At the very top end, the guide found that an IT freelancer working as a core banking system analyst programmer could earn from €813 to €1,275 (8+ years’ experience) per day.
It found the number of freelancers was growing steadily in Luxembourg, driven in large part by “digitisation, the change in management requirements and lack of IT skills.”
“The world of consulting is experiencing its greatest turning point and must reinvent its business model,” the report author wrote, adding: “No more structured service companies in hierarchical pyramids, welcome to the era of the co-construction of projects between clients and service providers, the co-working and the flat hierarchy highlighting the gray matter and allowing clients to keep post-project internal knowledge.”
Data visual: Hays
It further explained that companies were moving away from the old solution of outsourcing fixed-price projects and using freelancers to grow activities, leading to an increase in daily rates. Of the companies surveyed, 41% used freelancers in a project context, 21% for an urgent and specific need to cover a lack of internal competences, a further fifth were used for recurring roles and another fifth to cover activity peaks.
Almost all employers see it as a smart ways to manage budgets. The report author wrote: “The impact of this trend is felt up to the purchase department for which managing a budget over the year becomes a real performance tightrope. In order to better control expenditure, the trend here is the outsourcing of supplier management. The MSP [managed served provider] model makes perfect sense for the customer to centralise their processes.”
Not a solution for everyone
The report included results from a poll of a representative panel of clients and candidates in Luxembourg, which found that some 29% of employees planned to become freelancers in future. However, it may not be a solution that suits everyone.
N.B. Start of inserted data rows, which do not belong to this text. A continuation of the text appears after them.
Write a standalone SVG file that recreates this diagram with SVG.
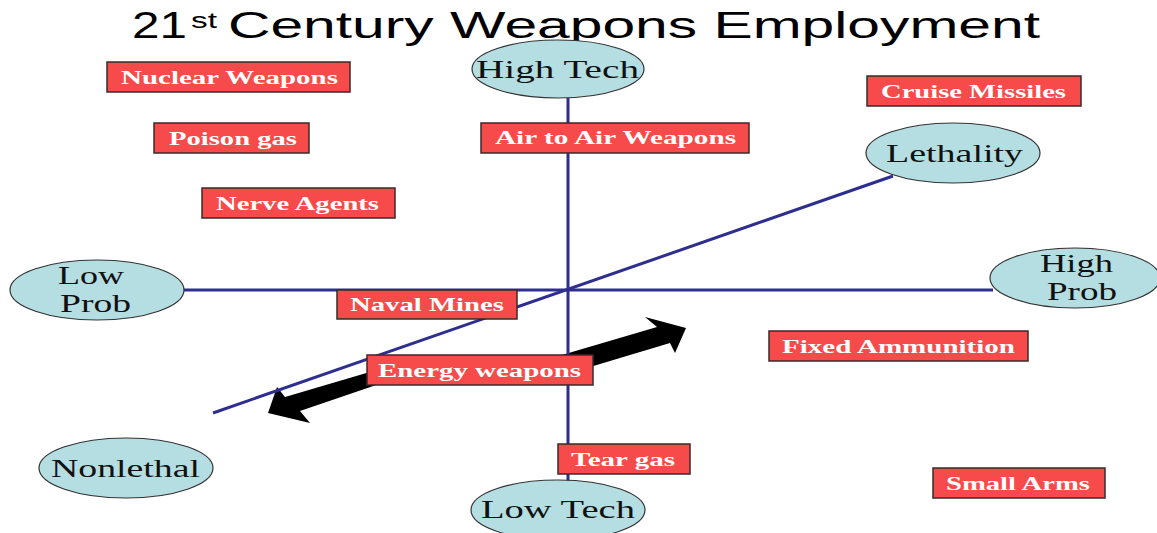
<svg xmlns="http://www.w3.org/2000/svg" width="1157" height="533" viewBox="0 0 1157 533">
<style>
.title{font-family:"Liberation Sans",Arial,sans-serif;fill:#000}
.axis{stroke:#2E2E8F;stroke-width:3;fill:none}
.oval{fill:#B5DEE2;stroke:#333;stroke-width:1.2}
.olab{font-family:"Liberation Serif","Times New Roman",serif;font-size:25px;fill:#111}
.box{fill:#F74B4B;stroke:#3a2a2a;stroke-width:1.5}
.blab{font-family:"Liberation Serif","Times New Roman",serif;font-size:18px;font-weight:bold;fill:#fff}
</style>
<rect width="1157" height="533" fill="#fff"/>
<g id="title">
<text class="title" x="132" y="38" font-size="37" textLength="55" lengthAdjust="spacingAndGlyphs">21</text>
<text class="title" x="191" y="28" font-size="22" textLength="26" lengthAdjust="spacingAndGlyphs">st</text>
<text class="title" x="228" y="38" font-size="37" textLength="812" lengthAdjust="spacingAndGlyphs">Century Weapons Employment</text>
</g>
<g id="connectors">
<polygon id="arrow-energy" fill="#000" points="268,413 277,387 285,397 380,369 555,357 657,327 645,317 686,328 675,353 670,343 590,367 385,382 300,411 310,423"/>
<line class="axis" x1="568" y1="98" x2="568" y2="481"/>
<line class="axis" x1="183" y1="290" x2="993" y2="290"/>
<line class="axis" x1="893" y1="176" x2="213" y2="413"/>
</g>
<g id="node-hightech"><ellipse class="oval" cx="558" cy="69" rx="86" ry="29"/><text class="olab" x="476" y="78" textLength="163" lengthAdjust="spacingAndGlyphs">High Tech</text></g>
<g id="node-lethality"><ellipse class="oval" cx="953" cy="153" rx="87" ry="30"/><text class="olab" x="886" y="162" textLength="137" lengthAdjust="spacingAndGlyphs">Lethality</text></g>
<g id="node-lowprob"><ellipse class="oval" cx="97" cy="290" rx="87" ry="30"/><text class="olab" x="58" y="284" textLength="66" lengthAdjust="spacingAndGlyphs">Low</text><text class="olab" x="60" y="312" textLength="71" lengthAdjust="spacingAndGlyphs">Prob</text></g>
<g id="node-highprob"><ellipse class="oval" cx="1075" cy="278" rx="85" ry="30"/><text class="olab" x="1040" y="272" textLength="73" lengthAdjust="spacingAndGlyphs">High</text><text class="olab" x="1047" y="300" textLength="70" lengthAdjust="spacingAndGlyphs">Prob</text></g>
<g id="node-nonlethal"><ellipse class="oval" cx="126" cy="468" rx="87" ry="30"/><text class="olab" x="51" y="477" textLength="149" lengthAdjust="spacingAndGlyphs">Nonlethal</text></g>
<g id="node-lowtech"><ellipse class="oval" cx="558" cy="510" rx="87" ry="30"/><text class="olab" x="481" y="518" textLength="154" lengthAdjust="spacingAndGlyphs">Low Tech</text></g>
<g id="box-nuclear"><rect class="box" x="107" y="62" width="243" height="30"/><text class="blab" x="121" y="84" textLength="217" lengthAdjust="spacingAndGlyphs">Nuclear Weapons</text></g>
<g id="box-poison"><rect class="box" x="154" y="123" width="155" height="30"/><text class="blab" x="169" y="145" textLength="128" lengthAdjust="spacingAndGlyphs">Poison gas</text></g>
<g id="box-nerve"><rect class="box" x="202" y="188" width="193" height="30"/><text class="blab" x="216" y="210" textLength="163" lengthAdjust="spacingAndGlyphs">Nerve Agents</text></g>
<g id="box-airtoair"><rect class="box" x="481" y="123" width="268" height="30"/><text class="blab" x="495" y="144" textLength="241" lengthAdjust="spacingAndGlyphs">Air to Air Weapons</text></g>
<g id="box-cruise"><rect class="box" x="867" y="76" width="214" height="30"/><text class="blab" x="881" y="98" textLength="185" lengthAdjust="spacingAndGlyphs">Cruise Missiles</text></g>
<g id="box-naval"><rect class="box" x="337" y="290" width="180" height="29"/><text class="blab" x="350" y="311" textLength="154" lengthAdjust="spacingAndGlyphs">Naval Mines</text></g>
<g id="box-energy"><rect class="box" x="367" y="355" width="226" height="30"/><text class="blab" x="378" y="377" textLength="203" lengthAdjust="spacingAndGlyphs">Energy weapons</text></g>
<g id="box-tear"><rect class="box" x="558" y="444" width="132" height="30"/><text class="blab" x="571" y="466" textLength="104" lengthAdjust="spacingAndGlyphs">Tear gas</text></g>
<g id="box-fixed"><rect class="box" x="769" y="331" width="259" height="30"/><text class="blab" x="782" y="353" textLength="233" lengthAdjust="spacingAndGlyphs">Fixed Ammunition</text></g>
<g id="box-small"><rect class="box" x="933" y="468" width="172" height="30"/><text class="blab" x="946" y="490" textLength="144" lengthAdjust="spacingAndGlyphs">Small Arms</text></g>
</svg>
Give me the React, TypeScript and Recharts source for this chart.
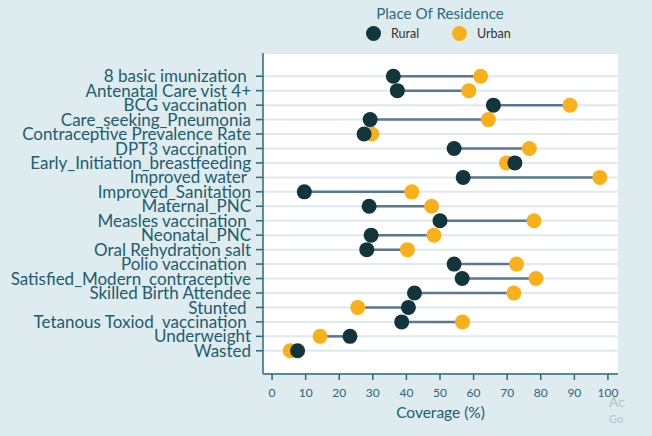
import React from 'react';
import { ComposedChart, Bar, Line, XAxis, YAxis, CartesianGrid } from 'recharts';

const categories = [
    '8 basic imunization ',
    'Antenatal Care vist 4+',
    'BCG vaccination ',
    'Care_seeking_Pneumonia',
    'Contraceptive Prevalence Rate',
    'DPT3 vaccination ',
    'Early_Initiation_breastfeeding',
    'Improved water ',
    'Improved_Sanitation',
    'Maternal_PNC',
    'Measles vaccination ',
    'Neonatal_PNC',
    'Oral Rehydration salt',
    'Polio vaccination ',
    'Satisfied_Modern_contraceptive',
    'Skilled Birth Attendee',
    'Stunted ',
    'Tetanous Toxiod  vaccination ',
    'Underweight',
    'Wasted',
];

const rural = [36.1, 37.3, 65.9, 29.2, 27.4, 54.2, 72.3, 56.9, 9.6, 28.9, 50.0, 29.5, 28.2, 54.2, 56.6, 42.4, 40.6, 38.6, 23.2, 7.6];
const urban = [62.1, 58.6, 88.7, 64.4, 29.7, 76.6, 69.8, 97.6, 41.6, 47.5, 78.0, 48.2, 40.3, 72.8, 78.6, 72.0, 25.5, 56.7, 14.3, 5.4];

const xTicks = [0, 10, 20, 30, 40, 50, 60, 70, 80, 90, 100];

const BG = '#deebef';
const RURAL = '#12353c';
const URBAN = '#f9b01b';
const TEAL = '#225c6f';
const FONT = 'Lato, "Open Sans", sans-serif';

const data = categories.map((name, i) => ({
    name,
    rural: rural[i],
    urban: urban[i],
    range: [Math.min(rural[i], urban[i]), Math.max(rural[i], urban[i])],
}));

// keep the trailing spaces the source labels have
const CategoryTick = (props: any) => {
    const { x, y, payload } = props;
    return (
        <text
            x={x}
            y={y}
            dy="0.36em"
            textAnchor="end"
            fill={TEAL}
            fontSize={17}
            fontFamily={FONT}
            xmlSpace="preserve"
            style={{ whiteSpace: 'pre' }}
        >
            {payload.value}
        </text>
    );
};

const Dot = ({ color }: { color: string }) => (
    <span style={{ display: 'inline-block', width: 15, height: 15, borderRadius: '50%', background: color }} />
);

export default function App() {
    return (
        <div style={{ position: 'absolute', left: 0, top: 0, width: 652, height: 436, background: BG, fontFamily: FONT, overflow: 'hidden' }}>
            <div style={{ position: 'absolute', left: 0, width: 652, paddingLeft: 228, boxSizing: 'border-box', top: 4, textAlign: 'center', color: '#2b6b80', fontSize: 15.2 }}>
                Place Of Residence
            </div>
            <div style={{ position: 'absolute', left: 366, top: 26, display: 'flex', alignItems: 'center', fontSize: 12.5, color: '#333' }}>
                <Dot color={RURAL} />
                <span style={{ marginLeft: 10, width: 61 }}>Rural</span>
                <Dot color={URBAN} />
                <span style={{ marginLeft: 10 }}>Urban</span>
            </div>

            <ComposedChart
                width={652}
                height={436}
                data={data}
                layout="vertical"
                margin={{ top: 53, right: 34, bottom: 32, left: 0 }}
            >
                <CartesianGrid horizontal vertical={false} fill="#ffffff" stroke="#dfeaef" strokeWidth={2} />
                <XAxis
                    type="number"
                    domain={[-2.7, 103]}
                    ticks={xTicks}
                    allowDataOverflow
                    height={30}
                    stroke="#2a6a7b"
                    strokeWidth={1.5}
                    tickSize={6}
                    tickMargin={8}
                    tick={{ fill: '#2f6479', fontSize: 12, fontFamily: FONT }}
                />
                <YAxis
                    type="category"
                    dataKey="name"
                    width={263}
                    padding={{ top: 16, bottom: 16 }}
                    stroke="#2a6a7b"
                    strokeWidth={1.5}
                    tickSize={7}
                    tickMargin={5}
                    interval={0}
                    tick={<CategoryTick />}
                />
                <Bar dataKey="range" barSize={2.5} fill="#5b7893" isAnimationActive={false} />
                <Line dataKey="urban" stroke="none" dot={{ r: 7.5, fill: URBAN, stroke: 'none' }} activeDot={false} isAnimationActive={false} />
                <Line dataKey="rural" stroke="none" dot={{ r: 7.5, fill: RURAL, stroke: 'none' }} activeDot={false} isAnimationActive={false} />
            </ComposedChart>

            <div style={{ position: 'absolute', left: 263, width: 355, top: 403, textAlign: 'center', color: TEAL, fontSize: 15.5 }}>
                Coverage (%)
            </div>
            <div style={{ position: 'absolute', left: 609, top: 394, color: '#b9c2c6', fontSize: 14, lineHeight: '16px' }}>
                Ac<br />
                <span style={{ fontSize: 11 }}>Go</span>
            </div>
        </div>
    );
}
A poll of freelancers found that 71% wanted to have employee status within the next two years.
Among the inconveniences of freelancing respondents cited were the need to approach clients for work, burdensome administrative tasks, cyclical revenues and the need to self-finance training and certifications.
Despite this paradox, the report predicted that the number of freelancers would continue to increase in future “as it is synonymous with choice and independence”. It said that among the candidates embracing these opportunities would be those who grew up with American success stories, like Steve Jobs and Mark Zuckerberg, and who have therefore been more exposed to entrepreneurship.